The ASHES 2006/2007Australian media yesterday hailed Shane Warne's match-winning performance to give Australia an iron grip on the Ashes, while questioning England's approach to the Adelaide Test.
Captain Ricky Ponting hailed Australia's "miracle of Adelaide" win over England as one of the all-time great Test cricket wins.
England lost after scoring 551 for six, the largest-ever declared first innings total for a team who then went on to lose the match.
Warne, Test cricket's greatest wicket-taker, was at the heart of Australia's stunning turnaround, bowling an unchanged 27 overs for 4-49.
"Shane Warne's performance yesterday must be rated among the greatest of his career," Sydney's Daily Telegraph said.
"Just when it looked as if England might at last be coping with his genius he simply suffocated them with an effort that suddenly makes his hex over them as great as ever," it said.
"At age 37, when he should have still been feeling the effects of his 53-over first innings, he powered through the crease as if he was bowling his first overs of the summer. It just goes to prove that England can face their leg-spin bowling machine Merlin for as long as they like yet nothing fully prepares them for the challenge of Warne," it added.
The newspaper said the final day's play was "a savage clash of two contrasting mentalities."
"England managed a staggeringly-poor 70 runs off 54 overs in two sessions for the loss of nine wickets. They scratched out 30 runs in the first session. Australia, by contrast, managed 32 off their first six overs," it said. "One side raised the draw bridge, the other tried to storm the castle."
The Australian newspaper said England might have fallen victim to its own spin.
"As three days of unchallenged dominance dissolved into a furious rearguard action and, eventually, unthinkable defeat, the English justifications and prognostications that preceded the second Test took on a distinctly mocking air," it said.
"For that reason, England's brains trust cannot feasibly enter the third match in Perth without making significant changes to its line-up because the conservative team it took into the Adelaide Test was found to be deficient. Caution was behind the decision to play Ashley Giles ahead of fellow left-arm spinner, Monty Panesar," it added.
The Melbourne Age said Australia's Adelaide triumph has established "the natural order."
"In Brisbane [first Test], arguably, Australia caught England cold. But this was the win that re-established the natural order. It was the win that could only have been inspired from within a champion team. Only two teams have made more in the first innings and still lost," the Age said.

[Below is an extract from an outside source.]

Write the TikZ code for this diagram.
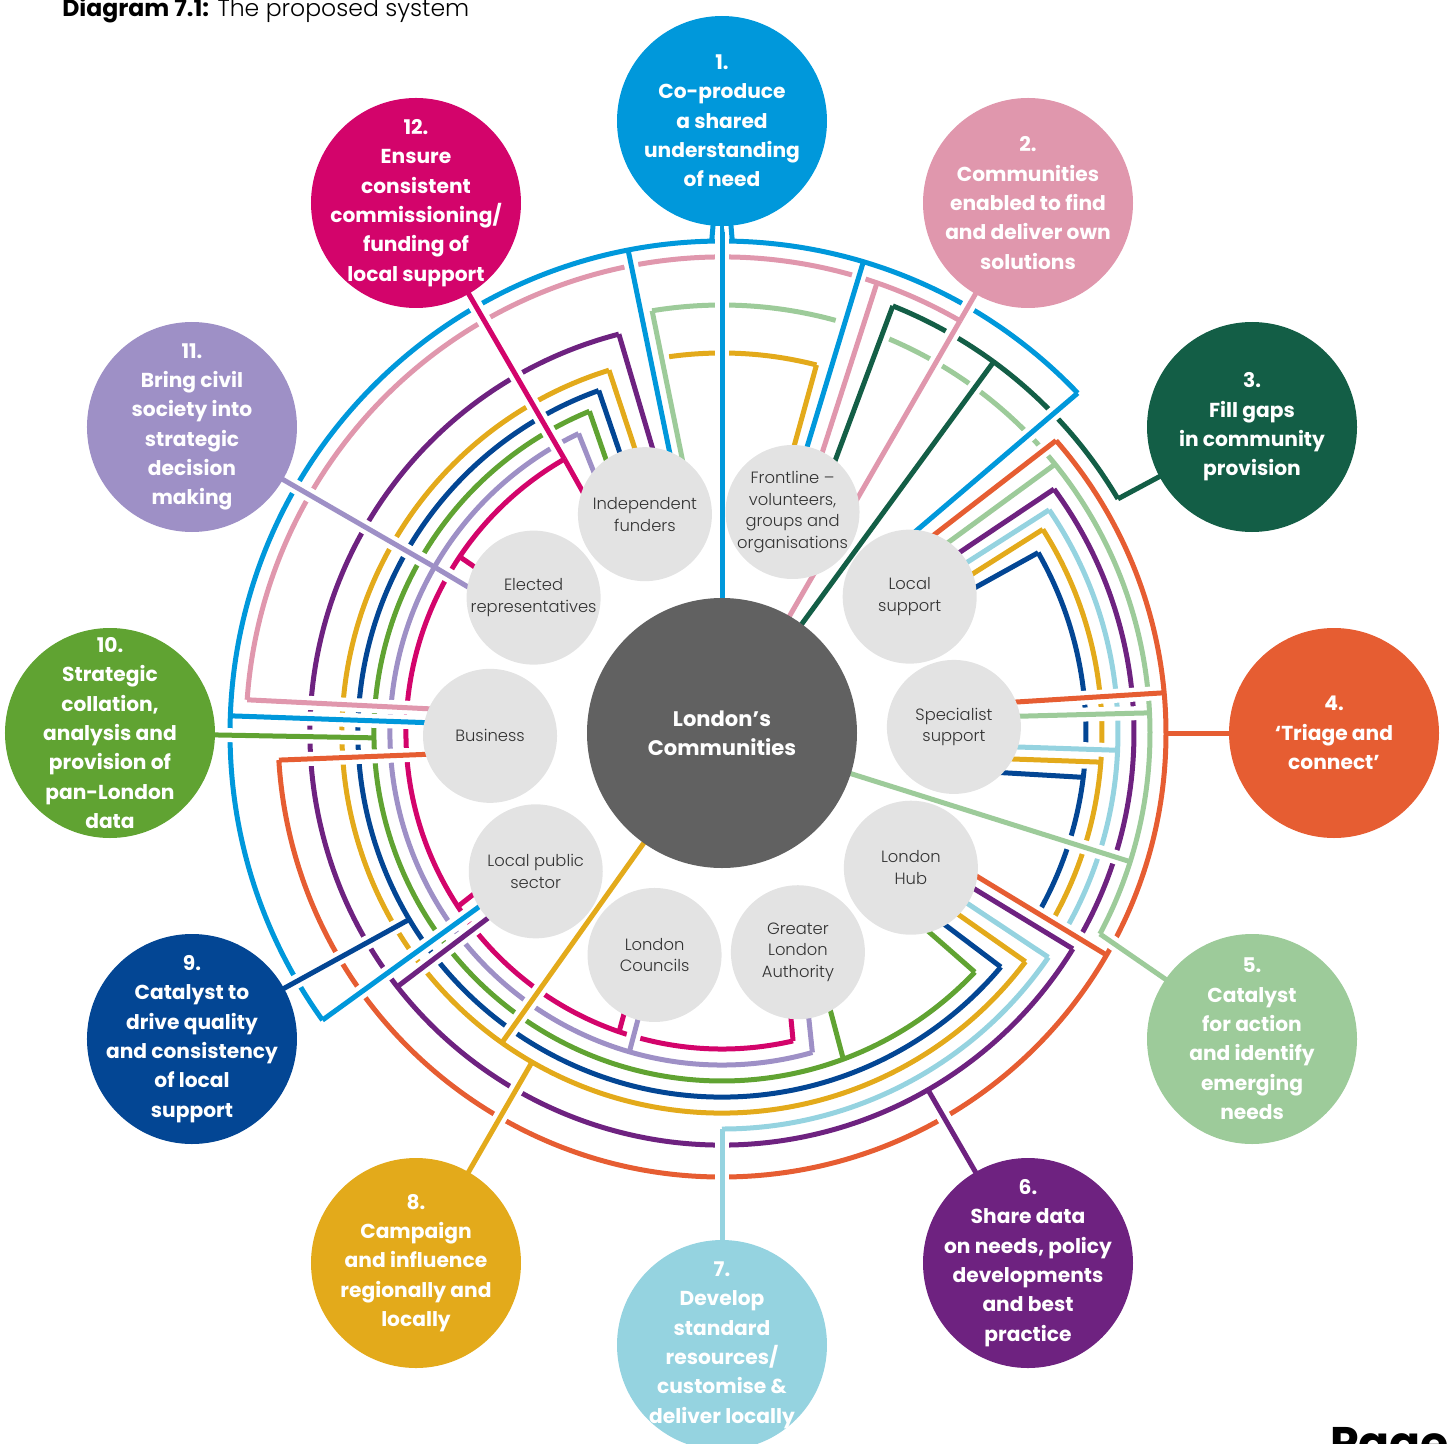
\documentclass[tikz,border=0pt]{standalone}
\usepackage{fontspec}
\setmainfont{Poppins}
\newfontfamily\lightfont{Poppins Light}
\usetikzlibrary{calc, backgrounds}
\definecolor{cOne}{RGB}{0,152,219}
\definecolor{cTwo}{RGB}{224,151,173}
\definecolor{cThree}{RGB}{19,94,70}
\definecolor{cFour}{RGB}{230,93,50}
\definecolor{cFive}{RGB}{157,203,154}
\definecolor{cSix}{RGB}{110,34,128}
\definecolor{cSeven}{RGB}{149,211,224}
\definecolor{cEight}{RGB}{227,170,27}
\definecolor{cNine}{RGB}{3,70,148}
\definecolor{cTen}{RGB}{96,163,50}
\definecolor{cEleven}{RGB}{158,144,198}
\definecolor{cTwelve}{RGB}{211,4,107}
\definecolor{stakegrey}{RGB}{227,227,227}
\definecolor{coregrey}{RGB}{97,97,97}
\definecolor{textgrey}{RGB}{51,51,51}
\tikzset{
    aim/.style={circle, fill=#1, text=white, minimum size=4.2cm, inner sep=-0.9cm, align=center, font=\bfseries\fontsize{11.5}{16.7}\selectfont},
    stake/.style={circle, fill=stakegrey, text=textgrey, minimum size=2.68cm, inner sep=-0.3cm, align=center, font=\lightfont\fontsize{9.3}{12.4}\selectfont},
    core/.style={circle, fill=coregrey, text=white, minimum size=5.4cm, inner sep=0pt, align=center, font=\bfseries\fontsize{12}{16.5}\selectfont},
    link/.style={line width=0.1cm},
    casing/.style={line width=0.28cm, draw=white}
}
% from a point of a ring to a stakeholder, shifted sideways
\newcommand{\spoke}[5]{%
    \coordinate (ringpt) at (#3:#2);
    \coordinate (foot) at ($(#4.center)!#5!-90:(core.center)$);
    \draw[casing] ($(ringpt)!0.2cm!(foot)$) -- (foot);
    \draw[link, #1] (ringpt) -- (foot);
}
% from a point of a ring to the centre of a node
\newcommand{\feed}[4]{%
    \coordinate (ringpt) at (#3:#2);
    \draw[casing] ($(ringpt)!0.2cm!(#4.center)$) -- (#4.center);
    \draw[link, #1] (ringpt) -- (#4.center);
}

\begin{document}
\begin{tikzpicture}
    \useasboundingbox (-14.44,-14.2) rectangle (14.52,14.66);

    % Centre
    \node[core] (core) at (0,0) {London’s\\Communities};

    % Stakeholders
    \node[stake] (fund) at (109.4:4.64) {Independent\\funders};
    \node[stake] (front) at (72.3:4.64) {Frontline –\\volunteers,\\groups and\\organisations};
    \node[stake] (loc) at (36:4.64) {Local\\support};
    \node[stake] (spec) at (1.5:4.64) {Specialist\\support};
    \node[stake] (hub) at (-35.5:4.64) {London\\Hub};
    \node[stake] (gla) at (-70.9:4.64) {Greater\\London\\Authority};
    \node[stake] (lc) at (-106.9:4.64) {London\\Councils};
    \node[stake] (lps) at (-143.4:4.64) {Local public\\sector};
    \node[stake] (bus) at (180.7:4.64) {Business};
    \node[stake] (elect) at (144.3:4.64) {Elected\\representatives};

    % Aims
    \node[aim=cOne] (aimA) at (90:12.24) {1.\\Co-produce\\a shared\\understanding\\of need};
    \node[aim=cTwo] (aimB) at (60:12.24) {2.\\Communities\\enabled to find\\and deliver own\\solutions};
    \node[aim=cThree] (aimC) at (30:12.24) {3.\\Fill gaps\\in community\\provision};
    \node[aim=cFour] (aimD) at (0:12.24) {4.\\‘Triage and\\connect’};
    \node[aim=cFive] (aimE) at (-30:12.24) {5.\\Catalyst\\for action\\and identify\\emerging\\needs};
    \node[aim=cSix] (aimF) at (-60:12.24) {6.\\Share data\\on needs, policy\\developments\\and best\\practice};
    \node[aim=cSeven] (aimG) at (-90:12.24) {7.\\Develop\\standard\\resources/\\customise \&\\deliver locally};
    \node[aim=cEight] (aimH) at (-120:12.24) {8.\\Campaign\\and influence\\regionally and\\locally};
    \node[aim=cNine] (aimI) at (-150:12.24) {9.\\Catalyst to\\drive quality\\and consistency\\of local\\support};
    \node[aim=cTen] (aimJ) at (180:12.24) {10.\\Strategic\\collation,\\analysis and\\provision of\\pan-London\\data};
    \node[aim=cEleven] (aimK) at (150:12.24) {11.\\Bring civil\\society into\\strategic\\decision\\making};
    \node[aim=cTwelve] (aimL) at (120:12.24) {12.\\Ensure\\consistent\\commissioning/\\funding of\\local support};

    % Heading and page
    \node[anchor=base west, inner sep=0pt, font=\fontsize{13.4}{15}\selectfont] (heading) at (-13.2,14.32) {\textbf{Diagram 7.1:} {\lightfont The proposed system}};
    \node[anchor=base west, inner sep=0pt, font=\bfseries\fontsize{26}{30}\selectfont] (pagenum) at (12.16,-14.52) {Page 6};

    \begin{pgfonlayer}{background}
        % Rings
        \foreach \col/\rad/\from/\to in {cOne/9.84/43.7/215.7, cTwo/9.52/60/176, cThree/9.20/30.6/68.2,
            cFour/8.88/183.5/401.2, cFive/8.56/-28/67, cFive/8.56/74.6/99.4, cSix/8.24/104.5/328.4,
            cSix/8.24/330.4/396.3, cSeven/7.92/-90/-34.5, cSeven/7.92/-29.6/34.3, cEight/7.60/107.3/323,
            cEight/7.60/330.4/392.4, cEight/7.60/75.6/98, cNine/7.28/109.8/320, cNine/7.28/330.4/389.7,
            cTen/6.96/112.4/316.6, cEleven/6.64/115.6/285.8, cTwelve/6.32/119.9/283}
            \draw[link, \col] (\from:\rad) arc[start angle=\from, end angle=\to, radius=\rad];

        % Aim 1 runs straight into the centre
        \draw[casing] (aimA.center) -- (core.center);
        \draw[link, cOne] (aimA.center) -- (core.center);
        \feed{cOne}{9.84}{88.8}{aimA}
        \feed{cOne}{9.84}{91.2}{aimA}

        % Rings to stakeholders
        \foreach \col/\rad/\ang/\who/\off in {
            cTwelve/6.32/119.9/fund/0.88cm, cEleven/6.64/115.6/fund/0.64cm, cTen/6.96/112.4/fund/0.38cm,
            cNine/7.28/109.8/fund/0.08cm, cEight/7.60/107.3/fund/-0.22cm, cSix/8.24/104.5/fund/-0.52cm,
            cOne/9.84/101/fund/-0.74cm, cFive/8.56/99.4/fund/-0.96cm,
            cEight/7.60/75.6/front/0.32cm, cOne/9.84/73.3/front/0.10cm, cTwo/9.52/71/front/-0.20cm,
            cThree/9.20/68.2/front/-0.44cm,
            cOne/9.84/43.7/loc/0.92cm, cFour/8.88/41.2/loc/0.68cm, cFive/8.56/38.9/loc/0.42cm,
            cSix/8.24/36.3/loc/0.18cm, cSeven/7.92/34.3/loc/-0.04cm, cEight/7.60/32.4/loc/-0.29cm,
            cNine/7.28/29.7/loc/-0.48cm,
            cFour/8.88/5.2/spec/0.42cm, cFive/8.56/2.7/spec/0.18cm, cSeven/7.92/-2.5/spec/-0.36cm,
            cEight/7.60/-4.4/spec/-0.60cm, cNine/7.28/-7/spec/-0.86cm,
            cFour/8.88/-30/hub/0.54cm, cSix/8.24/-31.6/hub/0.30cm, cSeven/7.92/-34.5/hub/0.03cm,
            cEight/7.60/-37/hub/-0.22cm, cNine/7.28/-40/hub/-0.50cm, cTen/6.96/-43.4/hub/-0.73cm,
            cTen/6.96/-69.6/gla/0.33cm, cEleven/6.64/-74.2/gla/0.08cm, cTwelve/6.32/-77/gla/-0.27cm,
            cEleven/6.64/-106.2/lc/0.01cm, cTwelve/6.32/-109/lc/-0.28cm,
            cOne/9.84/215.7/lps/-0.09cm, cSix/8.24/-142/lps/0.17cm, cTwelve/6.32/-146.7/lps/-0.41cm,
            cOne/9.84/178/bus/-0.22cm, cTwo/9.52/176/bus/-0.48cm, cFour/8.88/183.5/bus/0.32cm,
            cTwelve/6.32/146.1/elect/0.16cm, cEleven/6.64/150/elect/0.49cm}
            {\spoke{\col}{\rad}{\ang}{\who}{\off}}

        % Rings to aims and to the centre
        \foreach \col/\rad/\ang/\who in {
            cTwo/9.52/60/aimB, cTwo/9.52/60/core, cThree/9.20/30.6/aimC, cThree/9.20/53.8/core,
            cFour/8.88/0/aimD, cFive/8.56/-28/aimE, cFive/8.56/-17.5/core, cSix/8.24/-60/aimF,
            cSeven/7.92/-90/aimG, cEight/7.60/-120/aimH, cEight/7.60/-125.4/core, cNine/7.28/-149.2/aimI,
            cTen/6.96/180.8/aimJ, cEleven/6.64/150/aimK, cTwelve/6.32/119.9/aimL}
            {\feed{\col}{\rad}{\ang}{\who}}
    \end{pgfonlayer}
\end{tikzpicture}
\end{document}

"England paid for timidity in not playing spinner Monty Panesar, and in not making more haste on day one. Australia leads the series 2-0 after two, as it has in three of the last four Ashes series here," it added.
"The difference now is that England holds the Ashes, needs only to draw and so cannot quite be counted out yet. But England's eyes are glazed, its pulse irregular, its legs the texture of jelly," it said.